- The Washington Times - Thursday, August 12, 2010

What moves almost as slowly as motorists caught in the Washington rush hour on the George Washington Memorial Parkway?

A rebuilding project on the George Washington Memorial Parkway.

The Humpback Bridge reconstruction will take more than three years at least, longer than it took to build the enormous Delaware Memorial Bridge suspension span using technologies of the 1950s.

An AAA spokesman said the Federal Highway Administration is taking far too long to rebuild the tiny bridge on the picturesque road.

The Humpback Bridge work “is taking an inordinate amount of time to complete, and certainly every day that they’re working on it is another inconvenient day for a lot of motorists,” AAA spokesman Mahlon G. “Lon” Anderson said.

But a highway administration spokesman said that while the Humpback Bridge is small, the reconstruction project is more complex than it might appear because of the need to preserve the stone facade seen from the Potomac River.

“This is an extremely complicated bridge project,” spokesman Doug Hecox said.

“Balancing historical requirements, maintaining traffic flow in a confined space, and unforeseen complications - such as hiring a special contractor to remove World War II-era ammunition, difficulties relocating Pepco power lines, and this winter’s unusually heavy snows - caused the delays,” Mr. Hecox said.

Mr. Anderson said he speaks not just as an advocate for the public, but as a motorist who has been caught several times in huge traffic backups approaching the Humpback Bridge, just north of Interstate 395 near the 14th Street Bridge.

The slow pace of progress on the bridge project is intensified by what Mr. Anderson sees as a failure to maintain reasonable traffic flow at the work site, measured against other major regional highway projects that involved traffic delays.

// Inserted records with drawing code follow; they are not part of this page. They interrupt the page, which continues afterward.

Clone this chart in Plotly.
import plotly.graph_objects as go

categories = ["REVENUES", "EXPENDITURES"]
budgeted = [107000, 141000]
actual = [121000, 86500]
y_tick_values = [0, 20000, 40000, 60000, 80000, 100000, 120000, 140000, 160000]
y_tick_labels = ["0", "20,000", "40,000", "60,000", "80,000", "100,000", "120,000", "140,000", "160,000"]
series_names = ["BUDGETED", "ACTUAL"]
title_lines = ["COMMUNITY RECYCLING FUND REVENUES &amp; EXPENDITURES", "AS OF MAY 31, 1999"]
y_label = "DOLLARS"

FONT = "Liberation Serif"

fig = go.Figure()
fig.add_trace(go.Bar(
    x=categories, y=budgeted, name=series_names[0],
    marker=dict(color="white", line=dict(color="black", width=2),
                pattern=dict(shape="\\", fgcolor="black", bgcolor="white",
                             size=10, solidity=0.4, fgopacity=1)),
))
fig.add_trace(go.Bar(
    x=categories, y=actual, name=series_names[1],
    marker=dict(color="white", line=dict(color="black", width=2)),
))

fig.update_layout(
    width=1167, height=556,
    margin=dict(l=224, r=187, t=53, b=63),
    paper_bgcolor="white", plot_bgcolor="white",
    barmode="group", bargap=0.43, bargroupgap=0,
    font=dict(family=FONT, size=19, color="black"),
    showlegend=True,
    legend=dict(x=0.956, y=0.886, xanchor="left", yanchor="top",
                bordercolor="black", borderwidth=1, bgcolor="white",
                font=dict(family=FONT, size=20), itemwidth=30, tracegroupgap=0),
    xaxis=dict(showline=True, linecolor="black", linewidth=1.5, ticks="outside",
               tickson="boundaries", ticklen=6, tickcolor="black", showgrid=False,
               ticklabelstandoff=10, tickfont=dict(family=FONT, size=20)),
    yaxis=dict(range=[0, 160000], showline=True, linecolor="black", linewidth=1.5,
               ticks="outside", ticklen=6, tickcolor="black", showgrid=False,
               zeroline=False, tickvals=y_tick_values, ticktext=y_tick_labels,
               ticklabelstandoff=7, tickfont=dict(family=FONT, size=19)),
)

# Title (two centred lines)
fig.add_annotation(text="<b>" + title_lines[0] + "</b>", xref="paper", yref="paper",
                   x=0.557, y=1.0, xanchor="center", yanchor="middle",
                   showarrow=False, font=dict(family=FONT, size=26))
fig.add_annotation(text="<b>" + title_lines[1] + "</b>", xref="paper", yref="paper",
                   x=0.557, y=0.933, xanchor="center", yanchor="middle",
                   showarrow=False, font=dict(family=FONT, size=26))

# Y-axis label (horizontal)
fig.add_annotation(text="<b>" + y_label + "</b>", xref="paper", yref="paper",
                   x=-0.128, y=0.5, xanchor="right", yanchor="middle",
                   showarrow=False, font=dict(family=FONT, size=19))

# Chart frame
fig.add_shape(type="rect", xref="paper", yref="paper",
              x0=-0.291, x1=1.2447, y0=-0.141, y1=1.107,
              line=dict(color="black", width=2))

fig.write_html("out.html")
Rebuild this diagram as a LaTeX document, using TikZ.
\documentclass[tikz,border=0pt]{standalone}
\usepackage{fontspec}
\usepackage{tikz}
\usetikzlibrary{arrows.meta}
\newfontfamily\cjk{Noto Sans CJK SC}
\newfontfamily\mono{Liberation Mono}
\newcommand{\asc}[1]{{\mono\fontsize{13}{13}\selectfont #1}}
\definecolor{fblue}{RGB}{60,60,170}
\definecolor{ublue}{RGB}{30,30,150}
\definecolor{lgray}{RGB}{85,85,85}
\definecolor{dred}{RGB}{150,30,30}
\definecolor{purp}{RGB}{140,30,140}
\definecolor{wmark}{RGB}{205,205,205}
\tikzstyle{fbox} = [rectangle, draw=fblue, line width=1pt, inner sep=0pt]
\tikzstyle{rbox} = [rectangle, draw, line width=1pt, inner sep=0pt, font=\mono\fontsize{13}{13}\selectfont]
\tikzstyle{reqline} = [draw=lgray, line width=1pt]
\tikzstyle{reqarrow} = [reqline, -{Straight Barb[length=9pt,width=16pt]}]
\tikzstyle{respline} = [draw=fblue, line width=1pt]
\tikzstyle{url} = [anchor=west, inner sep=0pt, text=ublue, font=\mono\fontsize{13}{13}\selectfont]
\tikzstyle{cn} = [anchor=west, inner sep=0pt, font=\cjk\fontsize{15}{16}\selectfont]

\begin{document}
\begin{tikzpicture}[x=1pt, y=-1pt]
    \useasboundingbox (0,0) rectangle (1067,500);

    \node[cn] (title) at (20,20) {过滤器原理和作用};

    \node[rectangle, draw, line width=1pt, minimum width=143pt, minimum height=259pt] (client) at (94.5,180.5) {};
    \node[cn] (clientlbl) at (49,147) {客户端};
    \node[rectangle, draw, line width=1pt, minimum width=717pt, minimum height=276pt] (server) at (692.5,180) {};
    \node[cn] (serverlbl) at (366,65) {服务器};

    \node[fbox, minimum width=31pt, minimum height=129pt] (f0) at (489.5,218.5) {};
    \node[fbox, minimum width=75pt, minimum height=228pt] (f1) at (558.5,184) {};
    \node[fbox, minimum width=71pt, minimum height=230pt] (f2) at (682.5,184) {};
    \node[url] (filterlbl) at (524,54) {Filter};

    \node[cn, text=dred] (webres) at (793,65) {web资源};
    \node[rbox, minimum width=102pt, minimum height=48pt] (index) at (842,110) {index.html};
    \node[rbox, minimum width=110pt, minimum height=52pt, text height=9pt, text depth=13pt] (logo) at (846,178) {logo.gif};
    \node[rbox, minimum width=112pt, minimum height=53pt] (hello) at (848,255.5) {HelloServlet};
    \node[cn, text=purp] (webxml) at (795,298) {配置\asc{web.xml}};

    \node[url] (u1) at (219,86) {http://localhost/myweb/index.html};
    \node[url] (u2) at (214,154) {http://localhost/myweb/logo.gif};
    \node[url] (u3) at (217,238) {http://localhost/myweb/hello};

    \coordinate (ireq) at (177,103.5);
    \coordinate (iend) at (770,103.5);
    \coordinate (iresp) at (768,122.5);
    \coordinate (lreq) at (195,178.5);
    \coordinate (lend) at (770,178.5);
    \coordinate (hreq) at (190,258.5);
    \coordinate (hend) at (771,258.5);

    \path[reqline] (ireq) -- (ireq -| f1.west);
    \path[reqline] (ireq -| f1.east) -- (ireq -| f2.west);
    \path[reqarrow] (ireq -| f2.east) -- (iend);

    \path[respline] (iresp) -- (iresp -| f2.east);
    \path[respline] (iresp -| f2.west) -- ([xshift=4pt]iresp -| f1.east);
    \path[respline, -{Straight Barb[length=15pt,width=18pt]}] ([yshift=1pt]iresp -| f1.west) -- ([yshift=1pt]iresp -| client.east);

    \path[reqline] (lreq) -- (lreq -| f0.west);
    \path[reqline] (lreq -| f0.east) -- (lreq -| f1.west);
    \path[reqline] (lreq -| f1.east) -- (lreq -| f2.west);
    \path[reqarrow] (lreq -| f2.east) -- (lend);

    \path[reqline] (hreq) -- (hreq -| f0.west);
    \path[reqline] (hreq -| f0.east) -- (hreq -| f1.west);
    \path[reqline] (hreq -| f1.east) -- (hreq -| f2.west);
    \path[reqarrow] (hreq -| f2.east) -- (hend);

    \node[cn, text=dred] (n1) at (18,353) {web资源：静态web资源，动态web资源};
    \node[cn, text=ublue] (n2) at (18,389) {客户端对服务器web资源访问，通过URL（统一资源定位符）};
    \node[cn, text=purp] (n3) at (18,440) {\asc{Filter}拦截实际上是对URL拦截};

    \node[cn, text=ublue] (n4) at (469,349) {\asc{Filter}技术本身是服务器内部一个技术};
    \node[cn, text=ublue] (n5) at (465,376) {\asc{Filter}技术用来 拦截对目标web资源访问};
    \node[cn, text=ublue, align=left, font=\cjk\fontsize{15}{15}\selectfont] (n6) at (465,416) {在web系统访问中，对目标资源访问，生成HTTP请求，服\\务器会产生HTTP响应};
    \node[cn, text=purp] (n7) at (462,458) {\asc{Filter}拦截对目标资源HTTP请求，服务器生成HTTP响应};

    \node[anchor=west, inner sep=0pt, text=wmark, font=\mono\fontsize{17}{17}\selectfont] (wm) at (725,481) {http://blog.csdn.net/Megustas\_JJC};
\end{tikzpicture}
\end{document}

“I’m no engineer, but the Humpback Bridge doesn’t seem to be a major engineering challenge,” he said. One would hope the construction team “would get in and out and try to minimize traffic disruption.”

Efforts to maintain traffic flow were far more successful for the immense and complex Springfield Interchange and Woodrow Wilson Bridge replacement projects, Mr. Anderson said.

“Are we seeing the same kind of concern about traffic disruption here [on the Humpback Bridge project] and haste to complete the project?” he asked rhetorically. “It certainly doesn’t appear to be that way.”

From the highway administration’s perspective, however, those other projects are not comparable to the Humpback Bridge work because contractors don’t have the large spaces needed to build traffic detours, as existed at the Springfield Interchange and the Wilson Bridge. Instead, they have to work in a constrained area between the Potomac River and a marina.

The Humpback Bridge reconstruction has been a long slog for parkway motorists.

Work began the week of Jan. 7, 2008, and isn’t expected to be completed until perhaps mid-June. The modernization work on the little stone-facade bridge, built in 1932, earlier was scheduled to be finished late this year.

Work on the original Delaware Memorial Bridge began Feb. 1, 1949, and wrapped up Aug. 16, 1951, a bit more than 2 1/2 years. It connects Delaware and New Jersey. The 2,150-foot center span is high enough for oceangoing ships to pass beneath it. The Humpback Bridge spans water (Boundary Channel) only about as wide as a creek frequented by cabin cruisers and other boats docking at the Columbia Island marina.

The Humpback Bridge, originally a 100-foot span, is being lengthened to 244 feet. The original Delaware Memorial Bridge is 3,650 feet (about seven-tenths of a mile, not counting approaches that make the total facility roughly two miles long) with towers soaring 417 feet high, hooked to about 12,000 miles of wire for the immense cables supporting the crossing.

When the project is finished, the Humpback Bridge will have a merge lane for traffic exiting the southbound 14th Street Bridge onto the northbound parkway. Motorists will have more visibility ahead, reducing the chance of rear-end collisions. Also, a barrier will separate fast-moving vehicles from hikers, bikers and joggers crossing the Humpback Bridge.